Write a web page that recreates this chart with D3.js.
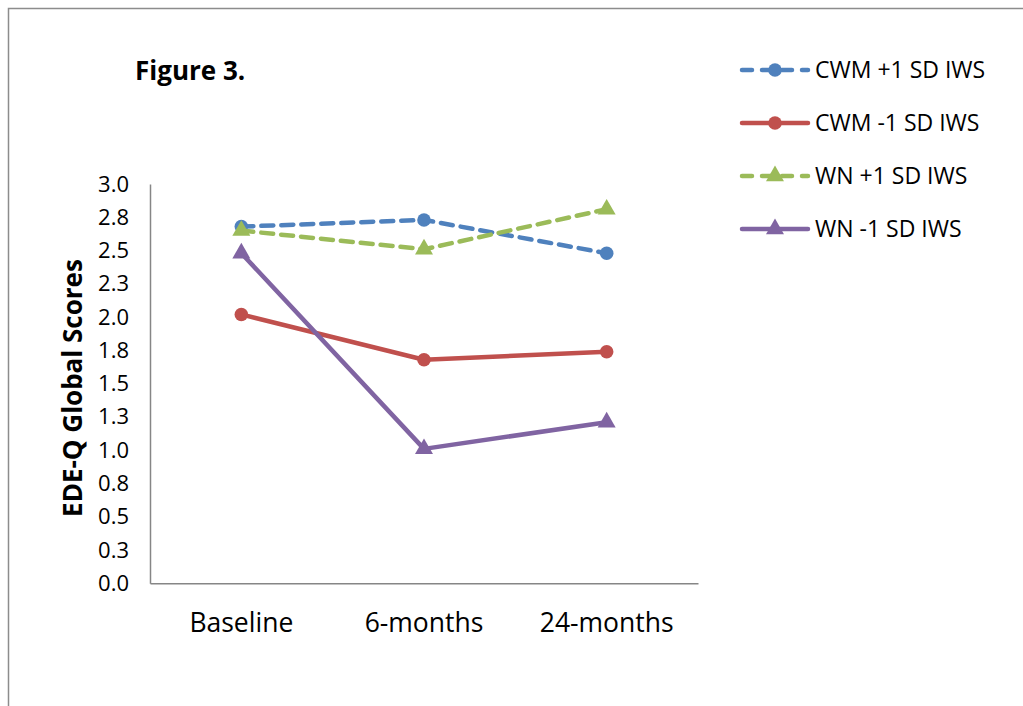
<!DOCTYPE html>
<html><head><meta charset="utf-8">
<script src="https://cdn.jsdelivr.net/npm/d3@7"></script>
<style>body{margin:0;background:#fff}svg{display:block}</style>
</head><body>
<script>
const categories = ["Baseline", "6-months", "24-months"];
const seriesNames = ["CWM +1 SD IWS", "CWM -1 SD IWS", "WN +1 SD IWS", "WN -1 SD IWS"];
const cwmHigh = [2.68, 2.73, 2.48];
const cwmLow = [2.02, 1.68, 1.74];
const wnHigh = [2.65, 2.51, 2.81];
const wnLow = [2.48, 1.01, 1.21];
const yTicks = [0, 0.25, 0.5, 0.75, 1, 1.25, 1.5, 1.75, 2, 2.25, 2.5, 2.75, 3];
const colors = ["#4F81BD", "#C0504D", "#9BBB59", "#8064A2"];
const dashed = [true, false, true, false];
const markers = ["circle", "circle", "triangle", "triangle"];
const allValues = [cwmHigh, cwmLow, wnHigh, wnLow];

(function () {
const W = 1023, H = 706;
const font = "'Open Sans', sans-serif";
const svg = d3.select("body").append("svg").attr("width", W).attr("height", H);
svg.append("rect").attr("width", W).attr("height", H).attr("fill", "#fff");
svg.append("path").attr("d", "M8.5,706 L8.5,8.5 L1023,8.5").attr("fill", "none").attr("stroke", "#8c8c8c").attr("stroke-width", 1.5);

const pLeft = 150, pRight = 698, pTop = 184, pBottom = 583.3;
const x = d3.scaleBand().domain(categories).range([pLeft, pRight]);
const y = d3.scaleLinear().domain([0, 3]).range([pBottom, pTop]);

svg.append("text").attr("x", 135).attr("y", 80).text("Figure 3.")
  .attr("font-family", font).attr("font-weight", "bold").attr("font-size", 26).attr("fill", "#000");

const yAxis = d3.axisLeft(y).tickValues(yTicks).tickSize(0).tickPadding(21).tickFormat(d3.format(".1f"));
const gy = svg.append("g").attr("transform", `translate(${pLeft},0)`).call(yAxis);
gy.select(".domain").attr("stroke", "#868686").attr("stroke-width", 1.5);
gy.selectAll("text").attr("font-family", font).attr("font-size", 22).attr("fill", "#000");

const xAxis = d3.axisBottom(x).tickSize(0).tickPadding(30);
const gx = svg.append("g").attr("transform", `translate(0,${pBottom})`).call(xAxis);
gx.select(".domain").attr("stroke", "#868686").attr("stroke-width", 1.5);
gx.selectAll("text").attr("font-family", font).attr("font-size", 26.5).attr("fill", "#000");

svg.append("text").attr("transform", `translate(82,388) rotate(-90)`).attr("text-anchor", "middle")
  .text("EDE-Q Global Scores").attr("font-family", font).attr("font-weight", "bold").attr("font-size", 26).attr("fill", "#000");

const line = d3.line().x((d, i) => x(categories[i]) + x.bandwidth() / 2).y(d => y(d));
const tri = d3.symbol().type(d3.symbolTriangle).size(140);
const circ = d3.symbol().type(d3.symbolCircle).size(145);

function drawMarker(g, type, cx, cy, color) {
  g.append("path").attr("d", type === "circle" ? circ() : tri())
    .attr("transform", `translate(${cx},${cy})`).attr("fill", color);
}

allValues.forEach((vals, s) => {
  const g = svg.append("g");
  g.append("path").datum(vals).attr("d", line).attr("fill", "none").attr("stroke", colors[s])
    .attr("stroke-width", 4.5).attr("stroke-dasharray", dashed[s] ? "12,8" : null)
    .attr("stroke-linecap", dashed[s] ? "round" : "butt").attr("stroke-linejoin", "round");
  vals.forEach((v, i) => drawMarker(g, markers[s], x(categories[i]) + x.bandwidth() / 2, y(v), colors[s]));
});

const legY = [70, 123, 176, 229];
seriesNames.forEach((name, s) => {
  const g = svg.append("g");
  g.append("line").attr("x1", 742).attr("x2", 808).attr("y1", legY[s]).attr("y2", legY[s])
    .attr("stroke", colors[s]).attr("stroke-width", 4.5)
    .attr("stroke-dasharray", dashed[s] ? "10,10" : null).attr("stroke-linecap", "round");
  drawMarker(g, markers[s], 775, legY[s], colors[s]);
  g.append("text").attr("x", 815).attr("y", legY[s] + 8).text(name)
    .attr("font-family", font).attr("font-size", 23).attr("fill", "#000");
});
})();
</script>
</body></html>
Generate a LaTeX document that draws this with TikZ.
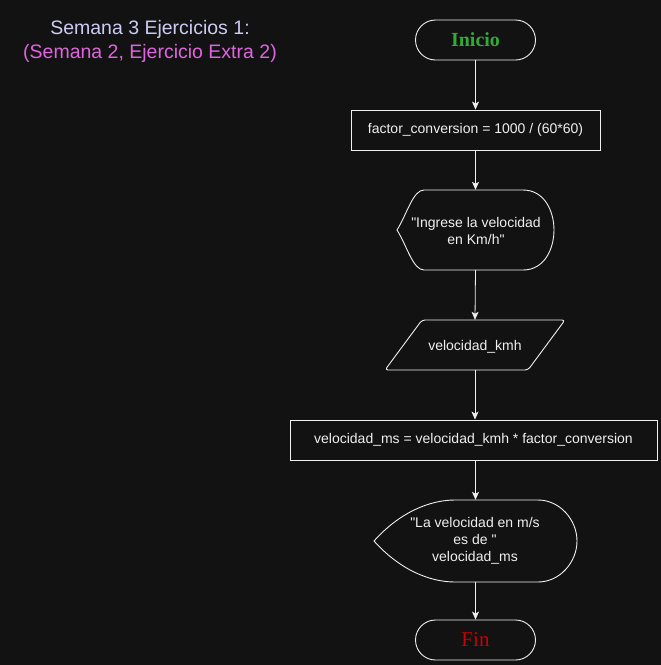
\documentclass[tikz,border=0pt]{standalone}
\usepackage{fontspec}
\setmainfont{Liberation Sans}
\newfontfamily\serifd{Liberation Serif}
\usetikzlibrary{arrows.meta,calc}
\definecolor{bgc}{RGB}{18,18,18}
\definecolor{linec}{RGB}{240,240,240}
\definecolor{titlea}{RGB}{204,204,245}
\definecolor{titleb}{RGB}{224,100,224}
\definecolor{startc}{RGB}{51,170,51}
\definecolor{endc}{RGB}{204,0,0}
\newcommand{\qd}{\textquotedbl}
\tikzset{
  box/.style={draw=linec, line width=0.9pt, fill=bgc, text=linec, font=\fontsize{14}{17}\selectfont, inner sep=0pt, align=center},
  term/.style={draw=linec, line width=0.9pt, rounded corners=20pt, minimum width=120pt, minimum height=40pt, inner sep=0pt},
  ghost/.style={inner sep=0pt, text=linec, font=\fontsize{14}{17}\selectfont, align=center},
  outl/.style={draw=linec, line width=0.9pt},
  flow/.style={draw=linec, line width=0.8pt, -{Stealth[length=8pt,width=7pt,inset=2pt]}},
}
\begin{document}
\begin{tikzpicture}[x=1pt,y=-1pt]
\fill[bgc] (0,0) rectangle (661,665);
\useasboundingbox (0,0) rectangle (661,665);

% title
\node[text=titlea, font=\fontsize{19.5}{22}\selectfont] (t1) at (150,29) {Semana 3 Ejercicios 1:};
\node[text=titleb, font=\fontsize{19.5}{22}\selectfont] (t2) at (150,53) {(Semana 2, Ejercicio Extra 2)};

% start
\node[term, text=startc, font=\serifd\bfseries\fontsize{20}{22}\selectfont] (ini) at (475.5,40) {Inicio};

% assignment 1
\node[box, minimum width=249pt, minimum height=40pt] (a1) at (475.5,130) {factor\_conversion = 1000 / (60*60)};

% display 1
\node[ghost, minimum width=156pt, minimum height=80pt] (d1) at (475.5,230) {};
\draw[outl] (397,230) .. controls (407,214) and (413,190) .. (424,190) -- (523,190)
  .. controls (545,190) and (554,212) .. (554,230)
  .. controls (554,248) and (545,270) .. (523,270) -- (424,270)
  .. controls (413,270) and (407,246) .. (397,230) -- cycle;
\node[ghost] (d1t) at (476,231) {\qd Ingrese la velocidad\\en Km/h\qd};

% input
\node[ghost, minimum width=180pt, minimum height=50pt] (in1) at (475,345) {};
\draw[outl, rounded corners=3pt] (422,320) -- (565,320) -- (528,370) -- (385,370) -- cycle;
\node[ghost] (in1t) at (475,347) {velocidad\_kmh};

% assignment 2
\node[box, minimum width=367pt, minimum height=40pt] (a2) at (473.5,440) {velocidad\_ms = velocidad\_kmh * factor\_conversion};

% display 2
\node[ghost, minimum width=203pt, minimum height=82pt] (d2) at (475.5,541) {};
\draw[outl] (374,541) .. controls (400,512) and (430,500) .. (455,500) -- (538,500)
  .. controls (560,500) and (577,520) .. (577,541)
  .. controls (577,562) and (560,582) .. (538,582) -- (455,582)
  .. controls (430,582) and (400,570) .. (374,541) -- cycle;
\node[ghost] (d2t) at (475,541) {\qd La velocidad en m/s\\es de \qd\\velocidad\_ms};

% end
\node[term, text=endc, font=\serifd\fontsize{21}{23}\selectfont] (fin) at (475.5,640) {Fin};

% connectors
\draw[flow] (ini.south) -- (a1.north);
\draw[flow] (a1.south) -- (d1.north);
\draw[flow] (d1.south) -- (in1.north);
\draw[flow] (in1.south) -- (a2.north -| in1.south);
\draw[flow] (d2.north |- a2.south) -- (d2.north);
\draw[flow] (d2.south) -- (fin.north);
\end{tikzpicture}
\end{document}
● ● ●
Goal ▸ Find the number of lines in which the word "this" occurs, and write nothing but that number.

Written reply ▸ 2